STATED EXERCISE :: Check the listing below line by line and report how many lines hold "full", with no other words.

SOURCE RECORDS ::
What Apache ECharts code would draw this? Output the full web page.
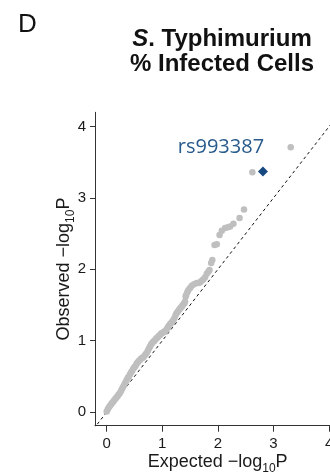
<!DOCTYPE html>
<html>
<head>
<meta charset="utf-8">
<script src="https://cdn.jsdelivr.net/npm/echarts@6/dist/echarts.min.js"></script>
<style>
html,body{margin:0;padding:0;background:#fff;}
#chart{width:330px;height:473px;}
</style>
</head>
<body>
<div id="chart"></div>
<script>
// ---- data ----
var panelLetter = 'D';
var titleLine1Italic = 'S';
var titleLine1Rest = '. Typhimurium';
var titleLine2 = '% Infected Cells';
var xTicks = [0, 1, 2, 3, 4];
var yTicks = [0, 1, 2, 3, 4];
var expectedP = [0.00,0.02,0.04,0.06,0.08,0.10,0.12,0.14,0.16,0.18,0.20,0.22,0.24,0.26,0.28,0.30,0.32,0.34,0.36,0.38,0.40,0.42,0.44,0.46,0.48,0.50,0.52,0.54,0.56,0.58,0.60,0.62,0.64,0.66,0.68,0.70,0.72,0.74,0.76,0.78,0.80,0.82,0.84,0.86,0.88,0.90,0.92,0.94,0.96,0.98,1.00,1.02,1.04,1.06,1.08,1.10,1.12,1.14,1.16,1.18,1.20,1.22,1.24,1.26,1.28,1.30,1.32,1.34,1.36,1.38,1.40,1.41,
  1.42,1.43,1.45,1.47,1.50,1.53,1.57,1.62,1.65,1.68,1.71,1.74,1.77,1.80,1.83,1.85,1.88,1.90,1.94,1.98,2.03,2.07,2.13,2.18,2.22,2.28,2.39,2.47,2.62,3.31];
var observedP = [0.01,0.04,0.07,0.09,0.11,0.13,0.15,0.17,0.19,0.21,0.23,0.25,0.27,0.30,0.33,0.36,0.39,0.42,0.45,0.48,0.50,0.53,0.56,0.58,0.61,0.63,0.65,0.68,0.70,0.72,0.73,0.75,0.76,0.77,0.79,0.81,0.83,0.86,0.89,0.92,0.95,0.97,0.99,1.00,1.02,1.04,1.05,1.07,1.08,1.10,1.11,1.12,1.13,1.14,1.16,1.19,1.21,1.23,1.25,1.27,1.29,1.32,1.36,1.39,1.41,1.43,1.45,1.47,1.49,1.51,1.53,1.55,
  1.62,1.64,1.68,1.71,1.74,1.77,1.79,1.81,1.81,1.82,1.84,1.86,1.89,1.94,1.97,1.99,2.09,2.13,2.34,2.35,2.48,2.54,2.58,2.59,2.60,2.64,2.72,2.84,3.36,3.71];
var snpName = 'rs993387';
var snpExpected = 2.81;
var snpObserved = 3.37;
var diagLine = [-0.5, 4.5];

// ---- build ----
var grayPts = expectedP.map(function (e, i) { return [e, observedP[i]]; });
var font = '"Liberation Sans", Arial, Helvetica, sans-serif';
var nameRich = {
  a: {fontFamily: font, fontSize: 18, color: '#1a1a1a', lineHeight: 22, verticalAlign: 'bottom'},
  s: {fontFamily: font, fontSize: 12, color: '#1a1a1a', lineHeight: 14, verticalAlign: 'bottom', padding: [0, 0, -4, 0]}
};
var chart = echarts.init(document.getElementById('chart'), null, {renderer: 'canvas'});
chart.setOption({
  animation: false,
  backgroundColor: '#ffffff',
  title: [
    {
      text: panelLetter,
      left: 13, top: 7,
      textStyle: {fontFamily: font, fontSize: 26, fontWeight: 'normal', color: '#111'}
    },
    {
      text: '{i|' + titleLine1Italic + '}{b|' + titleLine1Rest + '}\n{b|' + titleLine2 + '}',
      left: 217, top: 22, textAlign: 'center',
      textStyle: {
        fontFamily: font,
        rich: {
          i: {fontFamily: font, fontSize: 24, fontWeight: 'bold', fontStyle: 'italic', color: '#111', lineHeight: 25},
          b: {fontFamily: font, fontSize: 24, fontWeight: 'bold', color: '#111', lineHeight: 25}
        }
      }
    }
  ],
  grid: {left: 95, right: -10.2, top: 112.3, bottom: 47.3, containLabel: false, outerBoundsMode: 'none'},
  xAxis: {
    type: 'value', min: -0.21, max: 4.2,
    splitLine: {show: false},
    axisLine: {show: true, onZero: false, lineStyle: {color: '#333', width: 1}},
    axisTick: {show: true, length: 6, customValues: xTicks, lineStyle: {color: '#333'}},
    axisLabel: {customValues: xTicks, margin: 11, fontFamily: font, fontSize: 15, color: '#1a1a1a'},
    name: '{a|Expected \u2212log}{s|10}{a|P}',
    nameLocation: 'middle', nameGap: 23, nameMoveOverlap: false,
    nameTextStyle: {rich: nameRich}
  },
  yAxis: {
    type: 'value', min: -0.19, max: 4.2,
    splitLine: {show: false},
    axisLine: {show: true, onZero: false, lineStyle: {color: '#333', width: 1}},
    axisTick: {show: true, length: 5, customValues: yTicks, lineStyle: {color: '#333'}},
    axisLabel: {customValues: yTicks, margin: 9, fontFamily: font, fontSize: 15, color: '#1a1a1a'},
    name: '{a|Observed \u2212log}{s|10}{a|P}',
    nameLocation: 'middle', nameGap: 22, nameRotate: 90, nameMoveOverlap: false,
    nameTextStyle: {rich: nameRich}
  },
  series: [
    {
      type: 'line',
      data: [[diagLine[0], diagLine[0]], [diagLine[1], diagLine[1]]],
      symbol: 'none', clip: true, silent: true,
      lineStyle: {color: '#111', width: 1, type: [3, 3]},
      z: 1
    },
    {
      type: 'scatter',
      data: grayPts,
      symbol: 'circle', symbolSize: 6.5,
      itemStyle: {color: '#bfbfbf', opacity: 1},
      z: 2
    },
    {
      type: 'scatter',
      data: [[snpExpected, snpObserved]],
      symbol: 'diamond', symbolSize: [10, 10],
      itemStyle: {color: '#17487f', opacity: 1},
      label: {
        show: true, formatter: snpName, position: 'inside', offset: [-42, -24],
        fontFamily: '"Open Sans", sans-serif', fontSize: 20, color: '#285a8c'
      },
      z: 3
    }
  ]
});
</script>
</body>
</html>
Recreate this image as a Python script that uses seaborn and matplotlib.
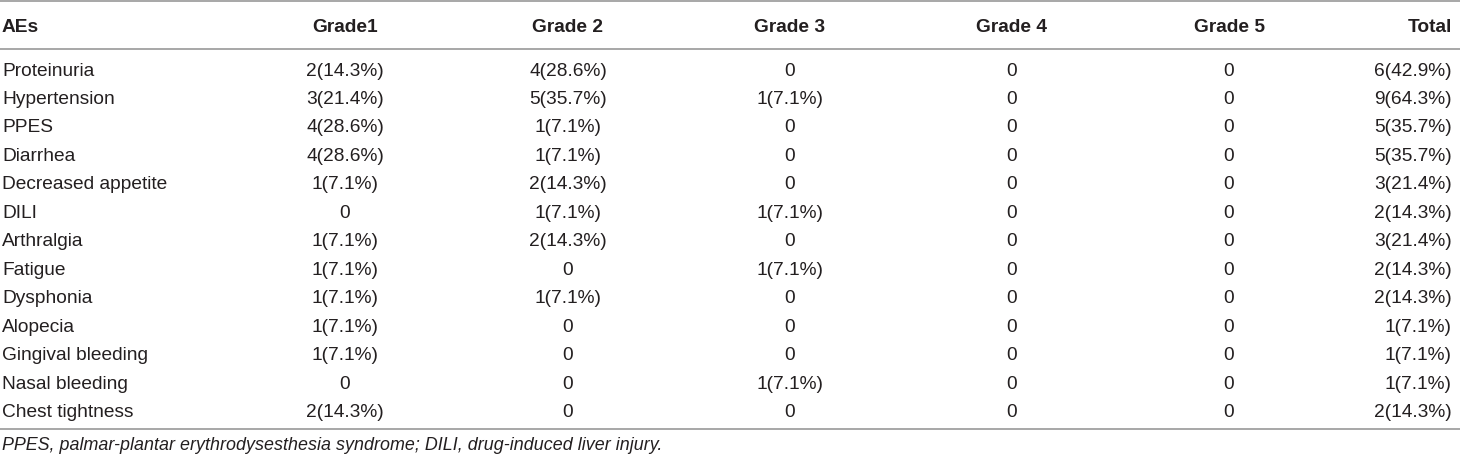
import matplotlib
matplotlib.use("Agg")
import matplotlib.pyplot as plt
import seaborn as sns
import pandas as pd

# table content
aes = ["Proteinuria", "Hypertension", "PPES", "Diarrhea", "Decreased appetite", "DILI",
       "Arthralgia", "Fatigue", "Dysphonia", "Alopecia", "Gingival bleeding",
       "Nasal bleeding", "Chest tightness"]
grade1 = ["2(14.3%)", "3(21.4%)", "4(28.6%)", "4(28.6%)", "1(7.1%)", "0", "1(7.1%)",
          "1(7.1%)", "1(7.1%)", "1(7.1%)", "1(7.1%)", "0", "2(14.3%)"]
grade2 = ["4(28.6%)", "5(35.7%)", "1(7.1%)", "1(7.1%)", "2(14.3%)", "1(7.1%)", "2(14.3%)",
          "0", "1(7.1%)", "0", "0", "0", "0"]
grade3 = ["0", "1(7.1%)", "0", "0", "0", "1(7.1%)", "0", "1(7.1%)", "0", "0", "0",
          "1(7.1%)", "0"]
grade4 = ["0"] * 13
grade5 = ["0"] * 13
total = ["6(42.9%)", "9(64.3%)", "5(35.7%)", "5(35.7%)", "3(21.4%)", "2(14.3%)", "3(21.4%)",
         "2(14.3%)", "2(14.3%)", "1(7.1%)", "1(7.1%)", "1(7.1%)", "2(14.3%)"]
headers = ["AEs", "Grade1", "Grade 2", "Grade 3", "Grade 4", "Grade 5", "Total"]
footnote = "PPES, palmar-plantar erythrodysesthesia syndrome; DILI, drug-induced liver injury."

df = pd.DataFrame({"AEs": aes, "Grade1": grade1, "Grade 2": grade2, "Grade 3": grade3,
                   "Grade 4": grade4, "Grade 5": grade5, "Total": total})

sns.set_theme(style="white")
plt.rcParams["font.family"] = ["Liberation Sans", "DejaVu Sans"]

# layout (pixel units)
col_x = [2, 345, 568, 790, 1012, 1229, 1452]
col_ha = ["left", "center", "center", "center", "center", "center", "right"]
header_y = 27
row_y0 = 71
row_step = 28.5
txt_color = "#231f20"
line_color = "#a0a0a0"
fs = 13.8

fig = plt.figure(figsize=(14.6, 4.6), dpi=100)
ax = fig.add_axes([0, 0, 1, 1])
ax.set_xlim(0, 1460)
ax.set_ylim(460, 0)
ax.axis("off")

for x, ha, h in zip(col_x, col_ha, headers):
    ax.text(x, header_y, h, ha=ha, va="center", fontsize=fs, fontweight="bold", color=txt_color)

for i, row in df.iterrows():
    y = row_y0 + i * row_step
    for x, ha, h in zip(col_x, col_ha, headers):
        ax.text(x, y, row[h], ha=ha, va="center", fontsize=fs, color=txt_color)

for y in [1.5, 50, 430]:
    ax.axhline(y, color=line_color, linewidth=1.3)

ax.text(2, 446, footnote, ha="left", va="center", fontsize=12.9, style="italic", color=txt_color)

fig.savefig("out.png", dpi=100)
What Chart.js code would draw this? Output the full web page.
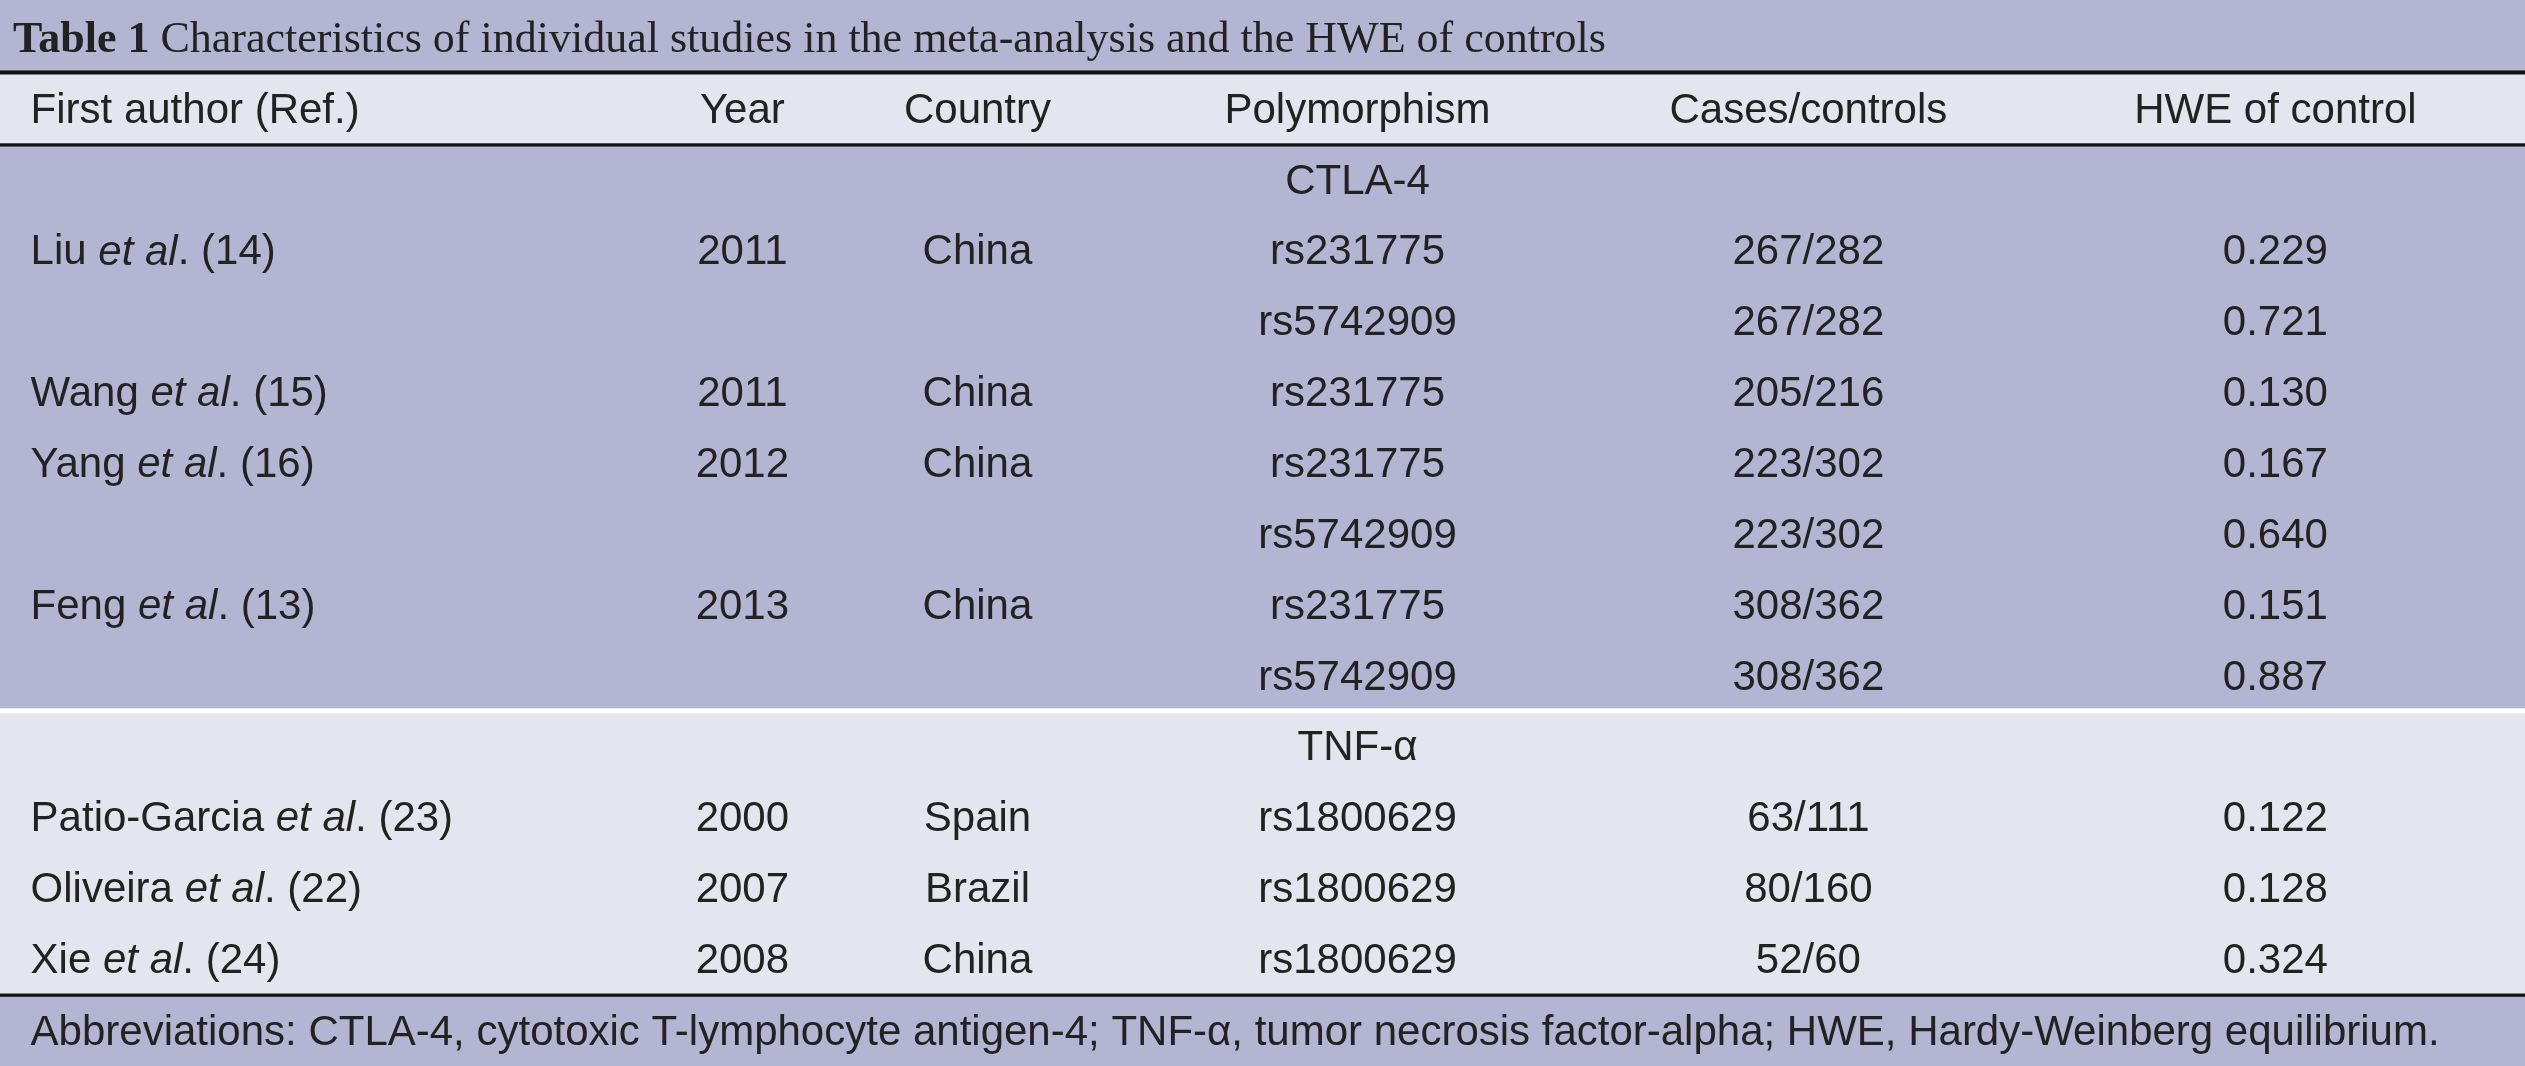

WRITTEN ANSWER :: 2